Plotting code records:
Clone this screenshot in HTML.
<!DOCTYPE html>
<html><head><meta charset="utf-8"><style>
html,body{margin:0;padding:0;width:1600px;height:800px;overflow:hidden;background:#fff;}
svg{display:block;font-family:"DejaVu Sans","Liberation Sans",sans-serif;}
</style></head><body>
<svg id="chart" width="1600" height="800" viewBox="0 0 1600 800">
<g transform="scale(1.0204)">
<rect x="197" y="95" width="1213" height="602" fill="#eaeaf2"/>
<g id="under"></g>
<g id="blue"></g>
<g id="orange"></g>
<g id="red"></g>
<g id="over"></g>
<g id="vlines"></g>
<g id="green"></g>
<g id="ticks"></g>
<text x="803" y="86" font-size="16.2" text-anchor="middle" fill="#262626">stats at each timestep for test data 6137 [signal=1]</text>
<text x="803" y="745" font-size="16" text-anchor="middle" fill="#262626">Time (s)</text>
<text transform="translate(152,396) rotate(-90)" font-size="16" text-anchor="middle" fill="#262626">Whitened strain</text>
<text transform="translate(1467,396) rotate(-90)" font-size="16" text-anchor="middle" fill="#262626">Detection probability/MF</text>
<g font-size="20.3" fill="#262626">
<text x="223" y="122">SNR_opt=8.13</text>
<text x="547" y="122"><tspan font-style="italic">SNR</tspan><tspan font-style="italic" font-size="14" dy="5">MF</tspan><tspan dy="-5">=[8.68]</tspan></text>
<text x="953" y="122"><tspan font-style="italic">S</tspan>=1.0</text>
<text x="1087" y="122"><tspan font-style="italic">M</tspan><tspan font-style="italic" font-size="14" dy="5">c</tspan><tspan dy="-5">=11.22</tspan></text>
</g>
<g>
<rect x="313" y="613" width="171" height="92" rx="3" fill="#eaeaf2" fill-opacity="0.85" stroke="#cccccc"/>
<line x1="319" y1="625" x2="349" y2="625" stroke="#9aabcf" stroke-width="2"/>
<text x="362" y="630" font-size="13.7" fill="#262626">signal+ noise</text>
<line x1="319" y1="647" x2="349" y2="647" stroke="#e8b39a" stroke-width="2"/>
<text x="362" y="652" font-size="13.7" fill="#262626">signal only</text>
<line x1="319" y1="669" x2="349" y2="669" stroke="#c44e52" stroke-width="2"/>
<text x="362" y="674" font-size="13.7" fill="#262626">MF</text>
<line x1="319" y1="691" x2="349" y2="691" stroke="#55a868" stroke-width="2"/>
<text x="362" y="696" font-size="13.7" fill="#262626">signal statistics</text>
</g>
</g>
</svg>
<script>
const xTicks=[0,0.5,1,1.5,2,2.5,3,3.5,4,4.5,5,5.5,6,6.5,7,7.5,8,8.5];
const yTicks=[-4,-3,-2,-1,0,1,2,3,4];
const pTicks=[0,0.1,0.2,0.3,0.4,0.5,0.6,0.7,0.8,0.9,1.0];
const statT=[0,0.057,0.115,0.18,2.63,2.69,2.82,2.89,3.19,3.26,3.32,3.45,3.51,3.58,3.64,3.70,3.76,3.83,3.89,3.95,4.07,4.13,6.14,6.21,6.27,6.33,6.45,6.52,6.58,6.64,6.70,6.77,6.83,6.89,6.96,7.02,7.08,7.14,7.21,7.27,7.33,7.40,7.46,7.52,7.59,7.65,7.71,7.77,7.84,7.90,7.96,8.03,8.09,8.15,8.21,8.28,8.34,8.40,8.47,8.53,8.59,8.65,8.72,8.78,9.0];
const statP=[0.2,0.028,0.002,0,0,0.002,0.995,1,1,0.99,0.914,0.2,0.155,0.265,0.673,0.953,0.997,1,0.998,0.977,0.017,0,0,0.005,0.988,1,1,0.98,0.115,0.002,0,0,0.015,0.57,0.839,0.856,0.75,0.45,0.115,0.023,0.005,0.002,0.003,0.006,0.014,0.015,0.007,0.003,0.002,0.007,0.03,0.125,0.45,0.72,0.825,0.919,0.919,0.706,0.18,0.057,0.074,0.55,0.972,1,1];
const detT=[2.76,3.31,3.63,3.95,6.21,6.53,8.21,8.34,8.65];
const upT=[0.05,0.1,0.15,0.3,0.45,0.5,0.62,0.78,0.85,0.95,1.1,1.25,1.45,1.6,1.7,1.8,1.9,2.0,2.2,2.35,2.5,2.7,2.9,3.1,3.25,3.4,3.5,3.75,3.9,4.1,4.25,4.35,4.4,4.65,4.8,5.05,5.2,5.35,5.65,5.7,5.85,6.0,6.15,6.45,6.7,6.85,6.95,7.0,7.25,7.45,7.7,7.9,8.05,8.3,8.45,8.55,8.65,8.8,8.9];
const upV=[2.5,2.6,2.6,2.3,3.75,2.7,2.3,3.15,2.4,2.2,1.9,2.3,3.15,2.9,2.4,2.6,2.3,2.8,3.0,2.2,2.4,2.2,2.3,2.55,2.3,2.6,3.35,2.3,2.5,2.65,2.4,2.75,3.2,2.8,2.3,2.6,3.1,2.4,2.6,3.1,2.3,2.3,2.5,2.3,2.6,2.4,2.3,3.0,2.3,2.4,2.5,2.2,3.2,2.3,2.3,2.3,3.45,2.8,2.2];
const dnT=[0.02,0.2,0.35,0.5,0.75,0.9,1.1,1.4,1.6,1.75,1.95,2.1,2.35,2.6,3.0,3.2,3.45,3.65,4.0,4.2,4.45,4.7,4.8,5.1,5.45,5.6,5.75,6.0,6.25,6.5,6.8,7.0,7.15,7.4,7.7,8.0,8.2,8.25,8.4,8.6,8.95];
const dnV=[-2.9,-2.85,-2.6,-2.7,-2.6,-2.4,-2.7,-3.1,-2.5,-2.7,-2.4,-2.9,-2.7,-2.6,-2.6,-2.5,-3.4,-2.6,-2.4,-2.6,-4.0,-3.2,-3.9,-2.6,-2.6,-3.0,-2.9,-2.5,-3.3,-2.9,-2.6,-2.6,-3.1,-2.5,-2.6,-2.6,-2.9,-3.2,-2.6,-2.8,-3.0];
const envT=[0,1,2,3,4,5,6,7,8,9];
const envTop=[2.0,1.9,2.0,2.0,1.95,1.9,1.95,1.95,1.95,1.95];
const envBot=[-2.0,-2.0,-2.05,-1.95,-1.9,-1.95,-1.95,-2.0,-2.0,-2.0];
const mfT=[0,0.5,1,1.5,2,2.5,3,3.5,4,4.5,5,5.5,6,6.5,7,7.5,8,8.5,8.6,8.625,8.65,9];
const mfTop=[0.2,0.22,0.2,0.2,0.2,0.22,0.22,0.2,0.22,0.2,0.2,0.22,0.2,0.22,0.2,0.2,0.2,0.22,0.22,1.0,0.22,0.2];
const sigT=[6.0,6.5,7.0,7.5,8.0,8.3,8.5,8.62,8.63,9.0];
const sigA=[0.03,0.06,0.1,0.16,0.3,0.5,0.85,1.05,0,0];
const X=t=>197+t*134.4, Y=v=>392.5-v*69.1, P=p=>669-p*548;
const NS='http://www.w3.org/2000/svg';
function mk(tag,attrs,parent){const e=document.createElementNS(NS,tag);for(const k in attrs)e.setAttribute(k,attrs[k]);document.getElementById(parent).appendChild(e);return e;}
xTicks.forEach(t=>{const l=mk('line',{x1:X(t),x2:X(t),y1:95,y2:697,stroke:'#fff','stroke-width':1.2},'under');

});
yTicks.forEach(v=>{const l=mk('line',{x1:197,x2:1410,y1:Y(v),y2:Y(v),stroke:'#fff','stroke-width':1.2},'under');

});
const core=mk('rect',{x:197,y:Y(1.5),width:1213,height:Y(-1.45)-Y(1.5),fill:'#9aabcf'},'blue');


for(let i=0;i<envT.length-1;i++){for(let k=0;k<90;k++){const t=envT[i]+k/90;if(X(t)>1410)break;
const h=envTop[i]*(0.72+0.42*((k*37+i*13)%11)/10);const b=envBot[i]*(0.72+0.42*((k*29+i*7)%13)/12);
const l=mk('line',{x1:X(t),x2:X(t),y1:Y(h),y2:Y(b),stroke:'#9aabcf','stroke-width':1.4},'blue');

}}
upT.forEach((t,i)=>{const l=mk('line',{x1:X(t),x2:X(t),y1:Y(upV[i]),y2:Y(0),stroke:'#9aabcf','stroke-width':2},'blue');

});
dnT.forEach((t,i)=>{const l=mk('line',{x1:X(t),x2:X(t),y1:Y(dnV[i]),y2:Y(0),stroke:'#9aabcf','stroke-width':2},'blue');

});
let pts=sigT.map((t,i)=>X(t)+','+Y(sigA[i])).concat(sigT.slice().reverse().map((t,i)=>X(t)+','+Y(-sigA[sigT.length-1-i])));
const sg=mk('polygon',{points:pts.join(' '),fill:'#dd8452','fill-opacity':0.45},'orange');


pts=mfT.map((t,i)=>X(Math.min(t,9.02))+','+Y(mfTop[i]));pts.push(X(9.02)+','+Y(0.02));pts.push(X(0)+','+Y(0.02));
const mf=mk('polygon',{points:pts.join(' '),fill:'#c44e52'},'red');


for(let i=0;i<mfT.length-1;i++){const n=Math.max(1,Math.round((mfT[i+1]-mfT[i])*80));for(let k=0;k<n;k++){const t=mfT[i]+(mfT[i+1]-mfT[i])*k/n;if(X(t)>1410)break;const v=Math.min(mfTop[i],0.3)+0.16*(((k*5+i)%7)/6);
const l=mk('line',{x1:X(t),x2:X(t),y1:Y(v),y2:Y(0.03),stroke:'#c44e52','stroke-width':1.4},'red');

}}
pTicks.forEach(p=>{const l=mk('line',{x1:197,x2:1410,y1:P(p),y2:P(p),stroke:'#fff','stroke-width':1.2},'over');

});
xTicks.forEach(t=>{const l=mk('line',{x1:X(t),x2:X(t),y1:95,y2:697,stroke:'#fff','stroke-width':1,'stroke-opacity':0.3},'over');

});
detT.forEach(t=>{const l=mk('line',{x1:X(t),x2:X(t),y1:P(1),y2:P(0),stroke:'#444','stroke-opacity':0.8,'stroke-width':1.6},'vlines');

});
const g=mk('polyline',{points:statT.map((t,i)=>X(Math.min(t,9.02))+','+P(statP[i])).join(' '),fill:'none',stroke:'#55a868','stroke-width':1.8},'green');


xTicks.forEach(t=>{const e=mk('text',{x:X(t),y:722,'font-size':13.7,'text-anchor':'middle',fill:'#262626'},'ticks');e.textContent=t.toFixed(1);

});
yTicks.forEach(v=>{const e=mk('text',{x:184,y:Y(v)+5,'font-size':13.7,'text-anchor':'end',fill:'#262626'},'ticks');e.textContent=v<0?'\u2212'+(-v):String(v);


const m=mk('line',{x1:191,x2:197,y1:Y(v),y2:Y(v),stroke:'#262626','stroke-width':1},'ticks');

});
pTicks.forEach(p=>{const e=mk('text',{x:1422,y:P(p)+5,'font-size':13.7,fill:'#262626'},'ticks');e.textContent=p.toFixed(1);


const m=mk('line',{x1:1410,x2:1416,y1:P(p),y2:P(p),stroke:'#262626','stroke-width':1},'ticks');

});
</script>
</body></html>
...
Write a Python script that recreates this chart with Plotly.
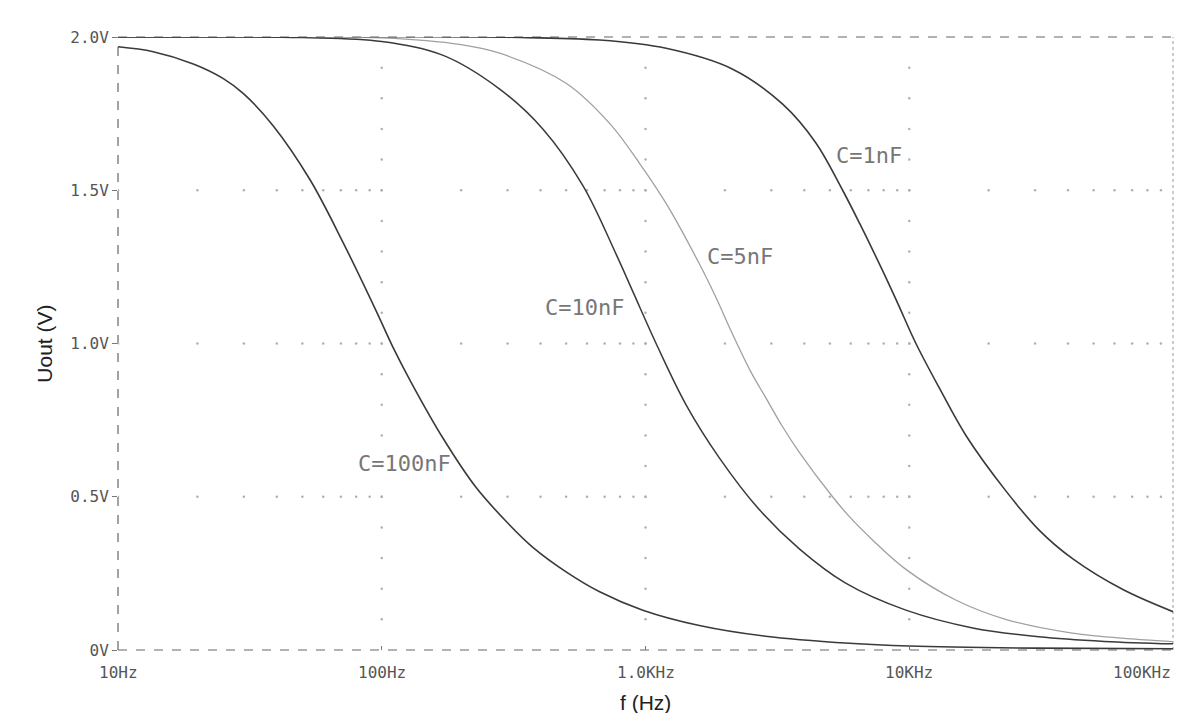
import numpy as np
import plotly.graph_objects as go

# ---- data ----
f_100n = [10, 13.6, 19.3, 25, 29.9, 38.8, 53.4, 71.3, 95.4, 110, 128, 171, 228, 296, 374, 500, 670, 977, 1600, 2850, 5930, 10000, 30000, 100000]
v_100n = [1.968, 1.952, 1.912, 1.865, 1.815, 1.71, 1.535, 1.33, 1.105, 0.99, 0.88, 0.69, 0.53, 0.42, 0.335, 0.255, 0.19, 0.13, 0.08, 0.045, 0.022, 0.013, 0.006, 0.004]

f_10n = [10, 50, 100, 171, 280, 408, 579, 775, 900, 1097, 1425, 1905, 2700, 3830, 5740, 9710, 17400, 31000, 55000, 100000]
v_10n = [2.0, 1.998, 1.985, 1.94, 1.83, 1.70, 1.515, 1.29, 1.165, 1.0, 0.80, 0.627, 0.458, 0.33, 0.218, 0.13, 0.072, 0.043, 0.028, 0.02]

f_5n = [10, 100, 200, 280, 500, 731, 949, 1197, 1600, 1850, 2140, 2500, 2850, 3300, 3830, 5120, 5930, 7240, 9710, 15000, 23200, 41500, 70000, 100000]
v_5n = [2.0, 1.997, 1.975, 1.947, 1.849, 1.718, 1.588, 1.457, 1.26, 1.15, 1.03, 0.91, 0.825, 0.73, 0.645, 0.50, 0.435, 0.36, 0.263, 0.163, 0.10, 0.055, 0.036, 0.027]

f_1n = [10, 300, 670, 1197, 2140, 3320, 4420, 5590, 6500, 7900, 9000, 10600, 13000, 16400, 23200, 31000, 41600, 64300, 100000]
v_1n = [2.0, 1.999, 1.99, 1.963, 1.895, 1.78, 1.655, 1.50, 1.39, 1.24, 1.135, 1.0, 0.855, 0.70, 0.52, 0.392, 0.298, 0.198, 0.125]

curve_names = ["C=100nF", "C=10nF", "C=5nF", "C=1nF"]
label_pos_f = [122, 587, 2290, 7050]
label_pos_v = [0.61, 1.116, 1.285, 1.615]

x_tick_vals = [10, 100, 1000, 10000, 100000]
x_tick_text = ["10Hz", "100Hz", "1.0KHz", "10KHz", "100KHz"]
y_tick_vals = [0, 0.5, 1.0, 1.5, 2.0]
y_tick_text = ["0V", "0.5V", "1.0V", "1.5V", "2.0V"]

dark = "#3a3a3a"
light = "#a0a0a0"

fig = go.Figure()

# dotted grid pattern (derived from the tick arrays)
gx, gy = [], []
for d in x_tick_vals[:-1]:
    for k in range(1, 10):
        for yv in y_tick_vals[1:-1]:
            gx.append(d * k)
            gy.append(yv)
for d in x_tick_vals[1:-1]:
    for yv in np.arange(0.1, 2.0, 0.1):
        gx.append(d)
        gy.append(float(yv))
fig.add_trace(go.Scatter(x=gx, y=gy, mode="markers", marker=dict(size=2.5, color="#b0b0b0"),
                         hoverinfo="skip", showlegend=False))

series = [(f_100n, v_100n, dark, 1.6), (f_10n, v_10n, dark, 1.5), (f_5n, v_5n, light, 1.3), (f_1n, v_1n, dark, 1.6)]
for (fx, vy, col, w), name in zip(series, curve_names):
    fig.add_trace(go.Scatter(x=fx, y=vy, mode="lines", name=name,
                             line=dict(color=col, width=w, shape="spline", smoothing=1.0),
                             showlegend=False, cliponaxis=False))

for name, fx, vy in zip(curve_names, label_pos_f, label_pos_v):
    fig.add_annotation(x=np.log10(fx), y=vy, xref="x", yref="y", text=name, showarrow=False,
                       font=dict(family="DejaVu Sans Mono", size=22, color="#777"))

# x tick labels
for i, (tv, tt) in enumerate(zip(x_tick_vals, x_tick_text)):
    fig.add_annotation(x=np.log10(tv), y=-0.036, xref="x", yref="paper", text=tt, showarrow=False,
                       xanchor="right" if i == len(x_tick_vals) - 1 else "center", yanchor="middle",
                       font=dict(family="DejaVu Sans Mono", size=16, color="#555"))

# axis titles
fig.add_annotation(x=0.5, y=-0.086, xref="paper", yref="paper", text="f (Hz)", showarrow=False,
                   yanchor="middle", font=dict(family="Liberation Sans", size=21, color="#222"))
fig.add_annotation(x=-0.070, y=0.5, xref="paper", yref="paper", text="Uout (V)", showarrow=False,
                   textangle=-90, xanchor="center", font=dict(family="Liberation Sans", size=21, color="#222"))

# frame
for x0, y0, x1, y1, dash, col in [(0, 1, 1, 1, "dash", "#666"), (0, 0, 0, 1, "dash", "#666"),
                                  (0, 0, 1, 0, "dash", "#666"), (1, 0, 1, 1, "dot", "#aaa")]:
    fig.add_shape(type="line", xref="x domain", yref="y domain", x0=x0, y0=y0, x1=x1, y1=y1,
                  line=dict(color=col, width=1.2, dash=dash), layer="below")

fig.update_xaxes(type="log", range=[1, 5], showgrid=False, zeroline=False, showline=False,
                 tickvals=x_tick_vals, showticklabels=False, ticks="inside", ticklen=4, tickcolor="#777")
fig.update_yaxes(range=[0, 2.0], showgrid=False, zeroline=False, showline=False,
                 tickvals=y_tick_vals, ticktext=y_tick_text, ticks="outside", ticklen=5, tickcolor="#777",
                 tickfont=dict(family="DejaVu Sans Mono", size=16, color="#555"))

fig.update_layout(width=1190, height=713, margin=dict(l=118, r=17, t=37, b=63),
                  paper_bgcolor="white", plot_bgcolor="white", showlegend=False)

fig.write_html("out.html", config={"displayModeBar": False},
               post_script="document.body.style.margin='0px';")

Given request: Keep to the lines above from the line with "Write a Python" to the line with "0.013, 0.006, 0.004]", and set down exactly those, inclusive, with nothing else and every picture left out.

Written solution:
Write a Python script that recreates this chart with Plotly.
import numpy as np
import plotly.graph_objects as go

# ---- data ----
f_100n = [10, 13.6, 19.3, 25, 29.9, 38.8, 53.4, 71.3, 95.4, 110, 128, 171, 228, 296, 374, 500, 670, 977, 1600, 2850, 5930, 10000, 30000, 100000]
v_100n = [1.968, 1.952, 1.912, 1.865, 1.815, 1.71, 1.535, 1.33, 1.105, 0.99, 0.88, 0.69, 0.53, 0.42, 0.335, 0.255, 0.19, 0.13, 0.08, 0.045, 0.022, 0.013, 0.006, 0.004]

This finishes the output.